Other days are just crappy from the off. I get up and from the outset I feel totally thick. Like someone's poured sand into my head overnight. I can't think straight and when I sit down to work I just feel really woolly and spaced out, like I've had too much to drink or like it's the first time I'm ever looking at this content (even though it isn't). It takes a long time for the content to sink in and when it does, it doesn't seem to stick around for long. I'll review the notes a few hours later and realise I've forgotten lots of details. Just in the space of a few hours. I'm not expecting perfect recall or anything, but a lot of the time it feels like I might as well have not bothered revising at all.
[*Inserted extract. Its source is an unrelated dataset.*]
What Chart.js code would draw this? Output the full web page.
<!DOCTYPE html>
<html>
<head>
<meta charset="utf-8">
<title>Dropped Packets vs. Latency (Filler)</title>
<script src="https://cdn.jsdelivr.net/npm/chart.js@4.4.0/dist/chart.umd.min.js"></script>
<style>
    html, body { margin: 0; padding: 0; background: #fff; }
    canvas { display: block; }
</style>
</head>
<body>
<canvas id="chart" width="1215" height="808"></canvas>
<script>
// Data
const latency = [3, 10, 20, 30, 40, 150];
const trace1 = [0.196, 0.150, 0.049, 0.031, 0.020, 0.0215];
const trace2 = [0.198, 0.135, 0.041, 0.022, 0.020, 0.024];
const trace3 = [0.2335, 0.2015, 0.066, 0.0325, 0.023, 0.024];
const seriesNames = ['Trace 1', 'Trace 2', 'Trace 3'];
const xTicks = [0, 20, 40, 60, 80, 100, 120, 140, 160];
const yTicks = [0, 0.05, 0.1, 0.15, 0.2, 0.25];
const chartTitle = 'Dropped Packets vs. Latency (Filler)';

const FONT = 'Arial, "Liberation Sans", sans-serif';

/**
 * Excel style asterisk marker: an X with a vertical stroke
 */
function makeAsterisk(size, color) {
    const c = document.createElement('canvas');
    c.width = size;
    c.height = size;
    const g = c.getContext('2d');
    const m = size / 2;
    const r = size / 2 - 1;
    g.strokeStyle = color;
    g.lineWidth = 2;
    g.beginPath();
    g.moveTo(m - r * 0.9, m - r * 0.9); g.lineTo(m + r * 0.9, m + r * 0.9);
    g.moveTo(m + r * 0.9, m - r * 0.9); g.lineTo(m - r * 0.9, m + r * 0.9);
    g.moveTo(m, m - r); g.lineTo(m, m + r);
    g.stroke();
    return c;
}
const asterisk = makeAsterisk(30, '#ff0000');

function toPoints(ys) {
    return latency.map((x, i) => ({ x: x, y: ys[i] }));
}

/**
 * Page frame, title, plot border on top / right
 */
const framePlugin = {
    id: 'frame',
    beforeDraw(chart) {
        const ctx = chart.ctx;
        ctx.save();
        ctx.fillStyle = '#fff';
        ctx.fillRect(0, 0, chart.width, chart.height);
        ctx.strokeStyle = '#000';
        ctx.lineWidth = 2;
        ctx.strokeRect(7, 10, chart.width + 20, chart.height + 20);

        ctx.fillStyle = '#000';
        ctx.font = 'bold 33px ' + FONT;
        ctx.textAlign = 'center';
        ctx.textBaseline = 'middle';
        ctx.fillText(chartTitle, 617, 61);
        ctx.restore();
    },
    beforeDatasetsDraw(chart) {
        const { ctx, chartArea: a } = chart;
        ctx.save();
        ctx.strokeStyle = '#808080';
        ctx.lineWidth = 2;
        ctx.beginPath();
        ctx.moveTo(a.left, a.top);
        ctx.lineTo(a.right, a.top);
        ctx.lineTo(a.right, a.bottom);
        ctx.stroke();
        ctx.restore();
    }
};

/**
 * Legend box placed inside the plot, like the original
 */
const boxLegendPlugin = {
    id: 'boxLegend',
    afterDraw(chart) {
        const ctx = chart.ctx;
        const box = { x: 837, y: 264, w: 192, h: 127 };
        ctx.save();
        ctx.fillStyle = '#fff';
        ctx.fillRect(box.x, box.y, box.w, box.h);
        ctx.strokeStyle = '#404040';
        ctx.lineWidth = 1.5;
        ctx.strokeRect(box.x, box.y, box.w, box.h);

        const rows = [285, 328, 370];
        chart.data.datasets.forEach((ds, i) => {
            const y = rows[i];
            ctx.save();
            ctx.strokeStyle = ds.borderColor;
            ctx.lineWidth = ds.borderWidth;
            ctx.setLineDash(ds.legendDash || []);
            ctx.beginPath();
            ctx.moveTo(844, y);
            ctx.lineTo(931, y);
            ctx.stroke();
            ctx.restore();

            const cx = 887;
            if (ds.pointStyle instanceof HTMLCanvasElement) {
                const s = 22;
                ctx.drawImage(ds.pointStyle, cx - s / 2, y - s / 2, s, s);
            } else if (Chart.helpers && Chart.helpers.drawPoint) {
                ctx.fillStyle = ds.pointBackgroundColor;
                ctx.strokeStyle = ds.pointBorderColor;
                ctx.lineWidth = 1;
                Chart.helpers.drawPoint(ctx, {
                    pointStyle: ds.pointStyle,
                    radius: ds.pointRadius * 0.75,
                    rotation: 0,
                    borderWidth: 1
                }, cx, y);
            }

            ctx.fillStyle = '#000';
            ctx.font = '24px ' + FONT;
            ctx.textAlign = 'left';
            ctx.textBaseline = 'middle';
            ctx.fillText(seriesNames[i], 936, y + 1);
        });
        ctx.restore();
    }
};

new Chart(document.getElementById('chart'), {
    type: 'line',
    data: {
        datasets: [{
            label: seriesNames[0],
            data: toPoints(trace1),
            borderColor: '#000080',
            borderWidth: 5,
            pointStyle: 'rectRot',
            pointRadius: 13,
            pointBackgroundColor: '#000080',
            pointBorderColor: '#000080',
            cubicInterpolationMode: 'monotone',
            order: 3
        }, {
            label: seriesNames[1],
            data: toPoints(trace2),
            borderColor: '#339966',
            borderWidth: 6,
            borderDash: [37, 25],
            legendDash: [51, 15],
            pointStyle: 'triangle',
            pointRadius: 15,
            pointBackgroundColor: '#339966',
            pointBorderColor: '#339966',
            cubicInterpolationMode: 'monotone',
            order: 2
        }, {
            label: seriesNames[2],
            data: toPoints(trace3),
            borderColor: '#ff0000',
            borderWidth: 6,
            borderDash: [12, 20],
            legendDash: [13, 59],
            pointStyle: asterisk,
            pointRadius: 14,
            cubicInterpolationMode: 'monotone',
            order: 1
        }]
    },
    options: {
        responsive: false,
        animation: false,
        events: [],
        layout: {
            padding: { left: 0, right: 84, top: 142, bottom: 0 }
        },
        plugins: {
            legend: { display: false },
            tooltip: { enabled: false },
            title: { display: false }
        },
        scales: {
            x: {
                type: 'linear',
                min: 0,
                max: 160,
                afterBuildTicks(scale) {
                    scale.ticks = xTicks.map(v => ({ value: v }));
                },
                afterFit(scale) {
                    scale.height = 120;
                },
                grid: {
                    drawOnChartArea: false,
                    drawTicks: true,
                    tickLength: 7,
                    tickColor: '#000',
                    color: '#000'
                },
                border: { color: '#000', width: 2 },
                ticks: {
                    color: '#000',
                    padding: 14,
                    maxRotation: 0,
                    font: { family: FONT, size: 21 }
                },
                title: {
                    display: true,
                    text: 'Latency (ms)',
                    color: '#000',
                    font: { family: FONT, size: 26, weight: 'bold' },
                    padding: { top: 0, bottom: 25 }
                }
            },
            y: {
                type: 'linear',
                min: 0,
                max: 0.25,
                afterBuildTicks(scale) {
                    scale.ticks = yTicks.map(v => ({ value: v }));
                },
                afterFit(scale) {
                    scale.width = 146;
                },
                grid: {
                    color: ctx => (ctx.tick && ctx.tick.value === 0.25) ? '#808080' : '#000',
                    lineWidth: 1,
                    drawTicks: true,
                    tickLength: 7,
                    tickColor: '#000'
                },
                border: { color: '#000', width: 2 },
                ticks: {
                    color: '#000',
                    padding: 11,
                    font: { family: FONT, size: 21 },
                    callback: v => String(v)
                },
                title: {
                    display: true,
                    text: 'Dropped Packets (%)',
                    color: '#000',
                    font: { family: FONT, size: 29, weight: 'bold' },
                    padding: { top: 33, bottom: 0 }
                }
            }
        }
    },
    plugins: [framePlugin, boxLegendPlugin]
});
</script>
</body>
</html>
If I look through a past paper on those days, none of it makes sense. I'll think of totally irrelevant or half-baked answers and most irritatingly of all, when I look through the answers afterwards, I actually realise that deep down I did know the answer to the question and that if I'd thought about it a bit harder I would have got it right. But for some reason, I just can't seem to make the connections in my mind at the time.

Today has been a day when I've felt pretty thick. I've been revising immunology and it's been really tough because there are so many different nitty-gritty little details to remember, and it doesn't seem to have been sticking. The only plus side is that after a crappy day like today, the only way is back up so I usually end up feeling a bit better for the next few days. It's an annoying cycle, but I can't really see a way out of it.

There are just over three weeks remaining til my first exam which means that in theory I should have enough time to be able to revise everything in order to make a decent attempt at passing the exam on the first go. But that's really dependent on having fewer crappy days like today and more of the efficient, feeling positive kinda days. In all fairness, I do mostly have positive days, but persevering through the negative ones can feel very tough at times.

It just feels like I'm stuck in the UCAS cycle again hoping against hope that I won't be rejected from medicine. Except now I'm actually here and I'm hoping against hope that I won't fail exams and have to leave medicine. The uncertainty and constantly feeling on edge really does sap all energy and life force out of you on some days.